You can find examples on how to use the modules above in the [examples](examples) directory:
* [ProducerConsumer](examples/producer_consumer.exs) - a simple example of setting up a pipeline of `A -> B -> C` stages and having events flowing through
* [DymamicSupervisor](examples/dynamic_supervisor.exs) - an example of how to use one or more `DynamicSupervisor` as a consumer to a producer that works as a counter
* [GenEvent](examples/gen_event.exs) - an example of how to use `GenStage` to implement a `GenEvent` replacement that leverages concurrency and provides more flexibility regarding buffer size and back-pressure
## Installation
GenStage requires Elixir v1.3.
1. Add `:gen_stage` to your list of dependencies in mix.exs:
def deps do
[{:gen_stage, "~> 0.1"}]
end
2. Ensure `:gen_stage` is started before your application:
def application do
[applications: [:gen_stage]]
end
## Future research
Here is a list of potential topics to be explored by this project (in no particular order or guarantee):
* Provide examples with delivery guarantees and/or checkpoints
* Consider using DynamicSupervisor to implement Task.Supervisor (as a consumer)
* TCP and UDP acceptors as producers
* Ability to attach filtering to producers - today, if we need to filter events from a producer, we need an intermediary process which incurs extra copying
* Connecting stages across nodes - because there is no guarantee demand is delivered, the demand driven approach in `GenStage` won't perform well in a distributed setup
* Integration with streams - how the `GenStage` foundation integrates with Elixir streams? In particular, streams composition is still purely functional while stages introduce asynchronicity.
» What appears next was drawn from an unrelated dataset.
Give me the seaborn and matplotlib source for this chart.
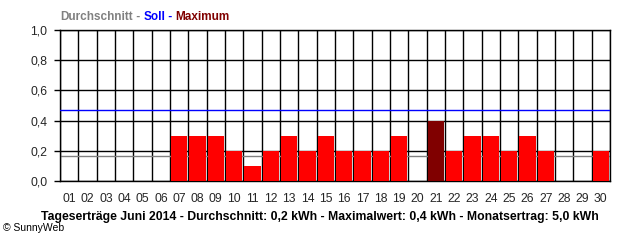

* Exploit parallelism - how the GenStage foundation can help us implement conveniences like pmap, chunked map, farming and so on
* Explore different windowing strategies - the ideas behind the Apache Beam project are interesting, specially the mechanism that divides operations between what/where/when/how (1, 2) as well as windowing from the perspective of aggregation (3)
* Introduce key-based functions - after a `group_by` is performed, there are many operations that can be inlined like `map_by_key`, `reduce_by_key` and so on. The Spark project, for example, provides many functions for key-based functionality (4)
Other research topics include the Titan (5), Naiad's Differential Dataflow engine (6) and Lasp (7).
### Links
1. https://cloud.google.com/blog/big-data/2016/05/why-apache-beam-a-google-perspective
2. http://www.vldb.org/pvldb/vol8/p1792-Akidau.pdf
3. http://www.vldb.org/pvldb/vol8/p702-tangwongsan.pdf
4. http://spark.apache.org/docs/latest/programming-guide.html#working-with-key-value-pairs
5. http://asc.di.fct.unl.pt/~nmp/pubs/clouddp-2013.pdf
6. http://research-srv.microsoft.com/pubs/176693/differentialdataflow.pdf
7. https://lasp-lang.org/
## License
Same as Elixir.